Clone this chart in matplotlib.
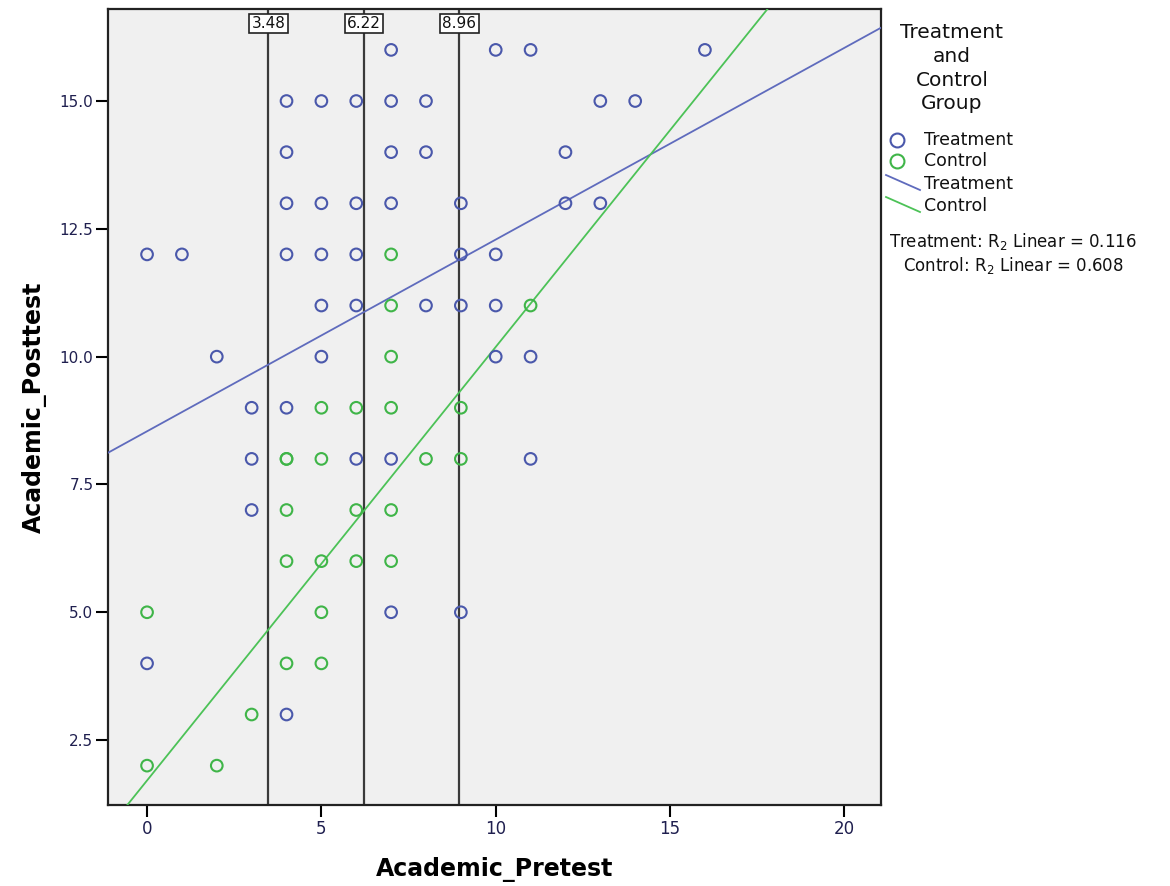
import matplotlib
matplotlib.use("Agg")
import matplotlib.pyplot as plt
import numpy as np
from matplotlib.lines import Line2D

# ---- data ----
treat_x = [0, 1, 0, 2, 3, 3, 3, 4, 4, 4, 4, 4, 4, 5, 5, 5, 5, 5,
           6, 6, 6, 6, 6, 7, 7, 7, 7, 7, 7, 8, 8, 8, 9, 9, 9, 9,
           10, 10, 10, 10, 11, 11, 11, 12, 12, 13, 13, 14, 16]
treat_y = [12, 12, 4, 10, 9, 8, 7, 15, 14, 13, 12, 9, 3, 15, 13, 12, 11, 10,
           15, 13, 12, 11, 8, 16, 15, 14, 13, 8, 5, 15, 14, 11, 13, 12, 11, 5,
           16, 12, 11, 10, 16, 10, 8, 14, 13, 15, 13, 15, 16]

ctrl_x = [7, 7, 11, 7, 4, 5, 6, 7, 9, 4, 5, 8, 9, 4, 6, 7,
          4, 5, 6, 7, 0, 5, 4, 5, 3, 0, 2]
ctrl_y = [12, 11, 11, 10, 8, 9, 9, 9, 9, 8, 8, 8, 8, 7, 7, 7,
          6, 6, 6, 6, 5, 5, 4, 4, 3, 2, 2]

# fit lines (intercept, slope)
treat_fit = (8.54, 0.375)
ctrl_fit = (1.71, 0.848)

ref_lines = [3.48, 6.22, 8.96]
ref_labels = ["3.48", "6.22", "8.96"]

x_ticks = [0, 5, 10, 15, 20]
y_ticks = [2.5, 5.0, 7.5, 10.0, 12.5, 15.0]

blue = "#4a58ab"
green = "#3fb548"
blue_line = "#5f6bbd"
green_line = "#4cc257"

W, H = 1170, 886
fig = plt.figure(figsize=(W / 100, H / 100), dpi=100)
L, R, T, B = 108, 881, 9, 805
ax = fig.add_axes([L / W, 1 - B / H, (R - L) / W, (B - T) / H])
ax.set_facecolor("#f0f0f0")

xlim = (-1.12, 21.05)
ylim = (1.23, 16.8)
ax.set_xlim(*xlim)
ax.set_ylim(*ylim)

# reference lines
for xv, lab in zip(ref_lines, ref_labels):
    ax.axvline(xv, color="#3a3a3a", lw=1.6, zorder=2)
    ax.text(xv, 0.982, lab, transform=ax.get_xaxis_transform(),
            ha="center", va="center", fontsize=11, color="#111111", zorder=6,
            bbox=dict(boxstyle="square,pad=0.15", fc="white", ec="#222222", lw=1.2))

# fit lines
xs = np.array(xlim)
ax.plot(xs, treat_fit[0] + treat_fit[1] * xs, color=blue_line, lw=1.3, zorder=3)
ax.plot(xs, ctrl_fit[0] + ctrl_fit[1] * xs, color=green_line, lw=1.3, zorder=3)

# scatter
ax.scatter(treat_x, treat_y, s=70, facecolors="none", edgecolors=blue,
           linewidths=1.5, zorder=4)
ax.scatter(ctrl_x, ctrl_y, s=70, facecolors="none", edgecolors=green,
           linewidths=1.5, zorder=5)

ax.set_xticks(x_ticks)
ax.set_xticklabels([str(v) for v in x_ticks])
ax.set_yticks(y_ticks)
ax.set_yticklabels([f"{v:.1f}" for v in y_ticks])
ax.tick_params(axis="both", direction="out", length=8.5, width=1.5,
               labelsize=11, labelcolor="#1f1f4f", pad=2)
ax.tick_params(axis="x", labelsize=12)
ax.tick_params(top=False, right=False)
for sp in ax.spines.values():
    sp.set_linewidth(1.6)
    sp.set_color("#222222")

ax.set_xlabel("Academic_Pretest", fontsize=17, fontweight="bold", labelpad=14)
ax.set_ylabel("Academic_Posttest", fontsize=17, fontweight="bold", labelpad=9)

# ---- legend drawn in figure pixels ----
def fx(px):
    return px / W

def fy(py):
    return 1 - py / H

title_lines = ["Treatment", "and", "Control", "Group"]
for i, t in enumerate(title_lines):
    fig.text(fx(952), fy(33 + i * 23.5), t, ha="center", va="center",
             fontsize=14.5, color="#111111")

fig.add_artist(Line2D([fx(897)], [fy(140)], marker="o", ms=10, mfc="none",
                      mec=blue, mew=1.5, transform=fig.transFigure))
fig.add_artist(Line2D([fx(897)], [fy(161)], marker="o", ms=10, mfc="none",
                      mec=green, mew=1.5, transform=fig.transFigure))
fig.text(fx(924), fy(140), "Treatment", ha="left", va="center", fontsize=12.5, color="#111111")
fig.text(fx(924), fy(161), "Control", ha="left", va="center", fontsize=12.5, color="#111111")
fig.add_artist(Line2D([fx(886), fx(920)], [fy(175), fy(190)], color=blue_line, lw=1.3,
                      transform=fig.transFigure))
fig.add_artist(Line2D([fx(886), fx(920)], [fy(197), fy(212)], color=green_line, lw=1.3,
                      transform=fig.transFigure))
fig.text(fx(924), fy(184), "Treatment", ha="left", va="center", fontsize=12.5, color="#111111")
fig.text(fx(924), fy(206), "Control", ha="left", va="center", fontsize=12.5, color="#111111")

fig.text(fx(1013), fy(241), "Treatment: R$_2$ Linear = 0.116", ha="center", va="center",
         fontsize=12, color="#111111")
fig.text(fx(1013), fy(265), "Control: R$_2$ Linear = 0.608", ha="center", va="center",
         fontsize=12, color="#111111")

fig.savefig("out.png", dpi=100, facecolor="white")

◆ TASK PROMPT
Find and copy each line above that includes the string "matplotlib".

◆ EXERCISE ANSWER
Clone this chart in matplotlib.
import matplotlib
matplotlib.use("Agg")
import matplotlib.pyplot as plt
from matplotlib.lines import Line2D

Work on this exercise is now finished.